This article, featured in the New York Times, June 1, 2008 online edition, tells of the latest frustration with our county’s rising and epidemic cesarean rates. Women who have experienced a cesarean birth may either be turned down for health care coverage or their current coverage may raise their premiums and consider them to be high risk.
Add this to the decision of more hospitals deciding (contrary to all the evidence-based medicine) they won’t continue to offer women the choice of a VBAC (vaginal birth after cesarean), and our country’s 31% cesarean rate (MUCH higher in many areas of the country) and you have another simmering healthcare crisis.
So what is a woman to do? She has become another cesarean statistic, her hospital has quit offering VBACs and now her insurance coverage is in jeopardy.
One thing every pregnancy woman can do is educate herself with her very first pregnancy so she won’t become a victim of an “unneccesarean” (an unnecessary cesarean). Working in the field of births for many years, I can honestly say that when a cesarean is truly needed, you are very grateful they are available. They save lives and that’s the truth. But one-third (or more) of this generation’s women are not “broken” and unable to give birth vaginally. Not that many emergencies happen. Something has gone very wrong with the system, not women’s bodies.
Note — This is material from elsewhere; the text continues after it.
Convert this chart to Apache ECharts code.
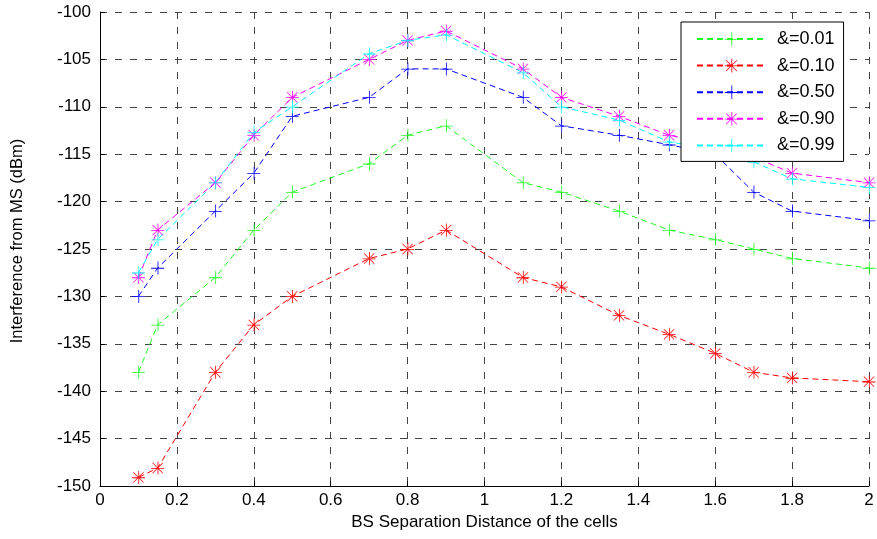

Here are a few suggestions that have been shown to lower your statistical risk of delivering by cesarean:
- Don’t allow an induction for any reason other than an immediate crisis for mother or baby. These do NOT include caretaker going on vacation, you want the baby born on someone’s birthday, you are uncomfortable and ready to get this over with, or baby seems to be getting a ‘little large’. Especially in first-time moms, you will considerably raise your risk of a cesarean outcome.
- Avoid pain management that interferes with your mobility. Staying upright and mobile not only assists greatly with the management of discomforts during labor, it can make all the difference in getting a baby to maneuver more easily through the contours of your pelvis. Once you choose an epidural, you are confined to the bed and usually to laying on your back in order for them to provide good coverage and to work well.
- Research the use of electronic fetal monitoring. Medical research has shown that continuous electronic fetal monitoring can increase the risk of cesarean without related improvement in outcome for the baby. It can be used as a screen, but should not be considered a diagnostic tool without errors. Request intermittent monitoring instead.
- Avoid pitocin augmentation for a slow labor. It can cause fetal distress which would lead to a cesarean.
- If your baby approaches your upcoming delivery with a less-than-optimal position for birth, check out Spinning Babies website. Lots of information there on encouraging a better position for baby, which could not only spare you a cesarean, but make for an easier, less painful vaginal birth!
- If you have already experienced a cesarean birth, see my previous entry on “Protesting a VBAC denial“. Join ICAN (International Cesarean Awareness Network) and visit their website for lots of information about cesarean prevention and VBAC safety.
- Interview different care providers. Find out their philosophy of normal birth, induction rate, interventions used, and cesarean rate. Find out how long they will usually allow the second stage of labor to occur without interventions or cesarean if baby is coping well.
- Hire a professional support person (doula). Studies have shown having a support person reduces cesarean rates.
- Educate yourself with more than your typical hospital childbirth classes. Read, ask questions, research, learn. Most people put more time and effort into choosing a new computer or car than they do the birth of their child. Learn what your rights are as a pregnant patient, both informed consent and informed refusal.